Even if a lot has been achieved in the politics of memory as a result of EU integration, east European societies are still in a state of upheaval. That includes the revision of Soviet and Communist versions of history. First, there was the rehabilitation of the decades-long struggle for political self-determination, which had been discredited by the Communists before 1989 as a form of bourgeois-fascist nationalism. This national, sometimes even nationalist re-assessment of the past strained relations between Jews and non-Jews. In particular, episodes that took place during the Second World War were assessed in contradictory terms. The problem is aggravated by a great lack of knowledge about the Holocaust and anti-Semitism. In the Baltic states, for example, many people who look back on a long history of political repression still regard themselves only as victims. From this defensive position, they are neither prepared to confront their behaviour during the Holocaust in a self-critical manner, nor do they recognise that they now form the majority society within a sovereign state that should reach out to the local minorities with the same understanding and tolerance that they previously demanded for themselves.

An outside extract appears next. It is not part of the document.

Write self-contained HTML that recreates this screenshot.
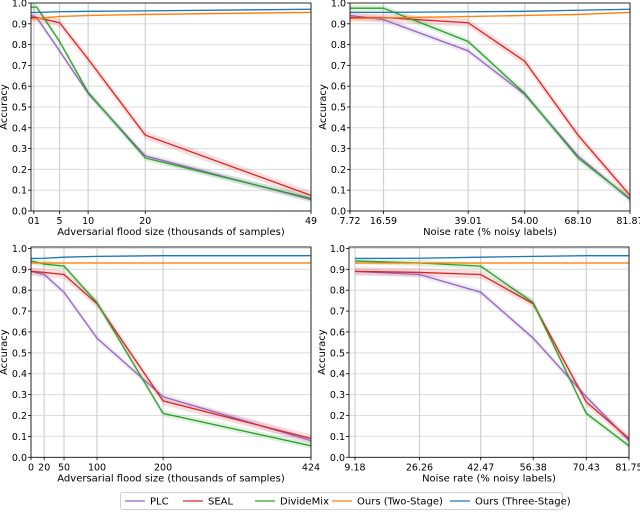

Remembrance of the victims of the Holocaust is without a doubt a key issue for a pluralistic understanding of society open to historical reflection within eastern Europe. Remembrance must go hand in hand with a comprehensive process of working through the past. Collaboration, the stubborn persistence of the caricature of “Judeo-Communism” in Poland, or the “double genocide” in Lithuania should not be omitted. Remembrance also includes a fair-minded restitution of Jewish property and compensation for expropriation.
Brenner: For me, this closes the circle. I would give the same answer to this question as at the outset of this conversation.